6.6.3 Mediterranean region

The Mediterranean energy supply model presented here has been discussed in Sørensen (2011). Solar energy resources for the Northern Hemisphere are presented in Figs. 3.14 and 3.15, using 6-hour data for the year 2000. Based on the full 6-hour data, solar energy potentials for the Mediterranean region can be constructed, making the conversion process modeling described in section 4.4. In the Southern Hemisphere, appropriate tilt angles for solar collectors would be North-facing rather than South-facing. For those locations where measurements have been performed, the model seems to agree with data at mid-latitudes (i.e., the regions of interest here) and the variations in radiation seem to be generally of an acceptable magnitude. However, deviations could be expected at other latitudes or at locations with particular meteorological circumstances, due to the simplistic tilt-angle transformations.
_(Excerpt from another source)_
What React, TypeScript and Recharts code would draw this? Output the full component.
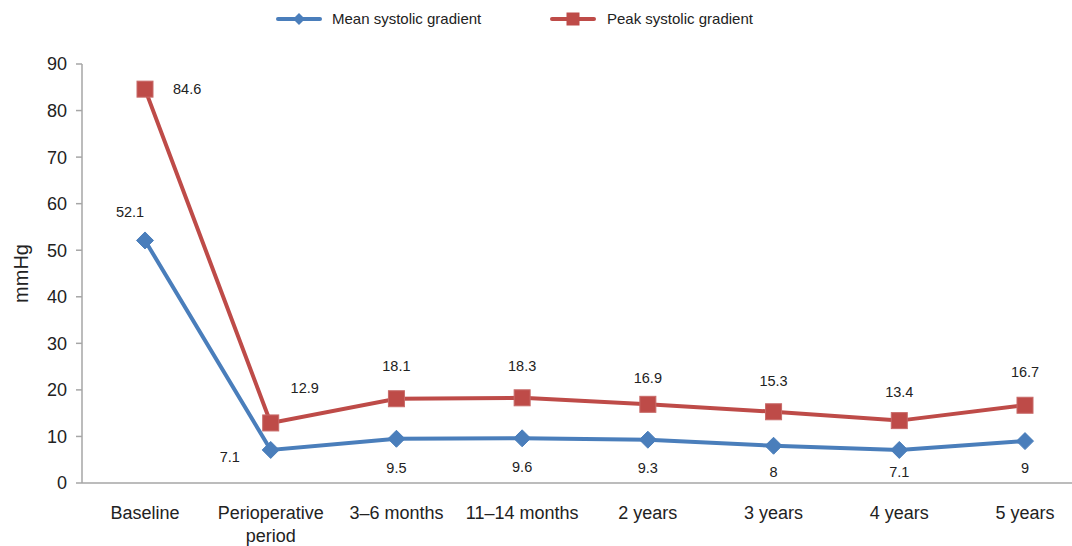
import React from 'react';
import { LineChart, Line, XAxis, YAxis, Legend, LabelList } from 'recharts';

const categories = [
  'Baseline',
  'Perioperative period',
  '3–6 months',
  '11–14 months',
  '2 years',
  '3 years',
  '4 years',
  '5 years',
];
const meanValues = [52.1, 7.1, 9.5, 9.6, 9.3, 8, 7.1, 9];
const peakValues = [84.6, 12.9, 18.1, 18.3, 16.9, 15.3, 13.4, 16.7];
const yTicks = [0, 10, 20, 30, 40, 50, 60, 70, 80, 90];

// label placement (layout only)
const meanLabelDx = [-15, -41, 0, 0, 0, 0, 0, 0];
const meanLabelDy = [-29, 7, 29, 28, 28, 26, 22, 27];
const peakLabelDx = [28, 34, 0, 0, 0, 0, 0, 0];
const peakLabelDy = [0, -35, -33, -32, -27, -31, -29, -33];

const data = categories.map((c, i) => ({ category: c, mean: meanValues[i], peak: peakValues[i] }));

const BLUE = '#4a7ebb';
const RED = '#be4b48';
const FONT = '"Liberation Sans", Arial, Helvetica, sans-serif';
const TEXT = '#222';

const Diamond = (props: any) => {
  const { cx, cy } = props;
  if (cx == null || cy == null) return null;
  const r = 8.5;
  return <path d={`M${cx},${cy - r}L${cx + r},${cy}L${cx},${cy + r}L${cx - r},${cy}Z`} fill={BLUE} stroke={BLUE} strokeWidth={1} />;
};

const Square = (props: any) => {
  const { cx, cy } = props;
  if (cx == null || cy == null) return null;
  const s = 16;
  return <rect x={cx - s / 2} y={cy - s / 2} width={s} height={s} fill={RED} stroke="#c86a68" strokeWidth={1} />;
};

const makeLabel = (dxArr: number[], dyArr: number[], startIdx: number[]) => (props: any) => {
  const { x, y, value, index } = props;
  const anchor = startIdx.includes(index) ? 'start' : 'middle';
  return (
    <text
      x={x + dxArr[index]}
      y={y + dyArr[index]}
      dy="0.36em"
      textAnchor={anchor}
      fontSize={14.5}
      fontFamily={FONT}
      fill={TEXT}
    >
      {value}
    </text>
  );
};

const XTick = (props: any) => {
  const { x, y, payload } = props;
  const val: string = payload.value;
  let lines = [val];
  if (val.length > 14) {
    const k = val.lastIndexOf(' ');
    lines = [val.slice(0, k), val.slice(k + 1)];
  }
  return (
    <text x={x} y={y} textAnchor="middle" fontSize={18} fontFamily={FONT} fill={TEXT}>
      {lines.map((l, i) => (
        <tspan key={i} x={x} dy={i === 0 ? 36 : 23}>
          {l}
        </tspan>
      ))}
    </text>
  );
};

const LegendContent = (props: any) => {
  const { payload } = props;
  const items = payload || [];
  const pos = [
    { lx: 278, tx: 332 },
    { lx: 552, tx: 607 },
  ];
  return (
    <svg width={1072} height={40} style={{ display: 'block' }}>
      {items.map((it: any, i: number) => {
        const p = pos[i] || pos[0];
        const cy = 19;
        const cx = p.lx + 21;
        const isMean = it.dataKey === 'mean';
        return (
          <g key={i}>
            <line x1={p.lx} y1={cy} x2={p.lx + 42} y2={cy} stroke={it.color} strokeWidth={4} strokeLinecap="round" />
            {isMean ? (
              <path d={`M${cx},${cy - 6}L${cx + 6},${cy}L${cx},${cy + 6}L${cx - 6},${cy}Z`} fill={BLUE} />
            ) : (
              <rect x={cx - 6.5} y={cy - 6.5} width={13} height={13} fill={RED} />
            )}
            <text x={p.tx} y={cy} dy="0.36em" fontSize={15} fontFamily={FONT} fill={TEXT}>
              {it.value}
            </text>
          </g>
        );
      })}
    </svg>
  );
};

export default function App() {
  return (
    <div style={{ position: 'absolute', left: 0, top: 0, width: 1072, height: 546, overflow: 'hidden', background: '#fff' }}>
      <LineChart width={1100} height={546} data={data} margin={{ top: 64, right: 12, bottom: 0, left: 0 }}>
        <Legend
          verticalAlign="middle"
          align="center"
          layout="horizontal"
          content={<LegendContent />}
          wrapperStyle={{ position: 'absolute', top: 0, left: 0, width: 1072, height: 40 }}
        />
        <XAxis
          dataKey="category"
          scale="point"
          padding={{ left: 63, right: 63 }}
          height={63}
          tickLine={false}
          tickSize={0}
          tickMargin={0}
          axisLine={{ stroke: '#a6a6a6', strokeWidth: 1.5 }}
          tick={<XTick />}
          interval={0}
        />
        <YAxis
          width={82}
          domain={[0, 90]}
          ticks={yTicks}
          interval={0}
          tickSize={6}
          tickMargin={9}
          axisLine={{ stroke: '#a6a6a6', strokeWidth: 1.5 }}
          tickLine={{ stroke: '#a6a6a6', strokeWidth: 1.5 }}
          tick={{ fontSize: 18, fontFamily: FONT, fill: TEXT }}
          label={(lp: any) => {
            const vb = lp.viewBox || {};
            const cy = (vb.y || 64) + (vb.height || 419) / 2;
            return (
              <text
                x={21}
                y={cy}
                transform={`rotate(-90 21 ${cy})`}
                textAnchor="middle"
                dy="0.36em"
                fontSize={20}
                fontFamily={FONT}
                fill={TEXT}
              >
                mmHg
              </text>
            );
          }}
        />
        <Line
          type="linear"
          dataKey="mean"
          name="Mean systolic gradient"
          stroke={BLUE}
          strokeWidth={4}
          dot={<Diamond />}
          activeDot={false}
          isAnimationActive={false}
        >
          <LabelList dataKey="mean" content={makeLabel(meanLabelDx, meanLabelDy, [])} />
        </Line>
        <Line
          type="linear"
          dataKey="peak"
          name="Peak systolic gradient"
          stroke={RED}
          strokeWidth={4}
          dot={<Square />}
          activeDot={false}
          isAnimationActive={false}
        >
          <LabelList dataKey="peak" content={makeLabel(peakLabelDx, peakLabelDy, [0])} />
        </Line>
      </LineChart>
    </div>
  );
}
Figures 6.876.95 gives an estimate of practical available solar energy potentials for the countries on the northern Mediterranean coast, and Fig. 6.96a and b gives similar estimates for the southern coast. For building-integrated use, it is assumed that an average of 4 m2 of collectors placed on roofs or facades of suitable orientation (close to South-facing and without other shadowing structures) would be available per capita. This area can provide solar power at an assumed photovoltaic panel efficiency of 15% and heat at an assumed 40% efficiency, allowing the same 4 m2 to serve both purposes. For centralized solar power plants, the available area is taken as 1% of the marginal land in the country. Population densities and land area uses are given in Figs. 6.1, 6.2, and 6.336.36. The centralized solar cell panels are placed in fixed horizontal arrays, which, according to the distributions underlying Figs. 3.14 and 3.15, work as well as tilted panels. However, if concentrators are used, it is necessary to add some amount of tracking. Furthermore, desert areas contained in several African Mediterranean countries provide such high levels of potential solar power that it is shown on a separate scale in Fig. 6.96b. This clearly constitutes a potential source for power export, if suitable transmission can be established.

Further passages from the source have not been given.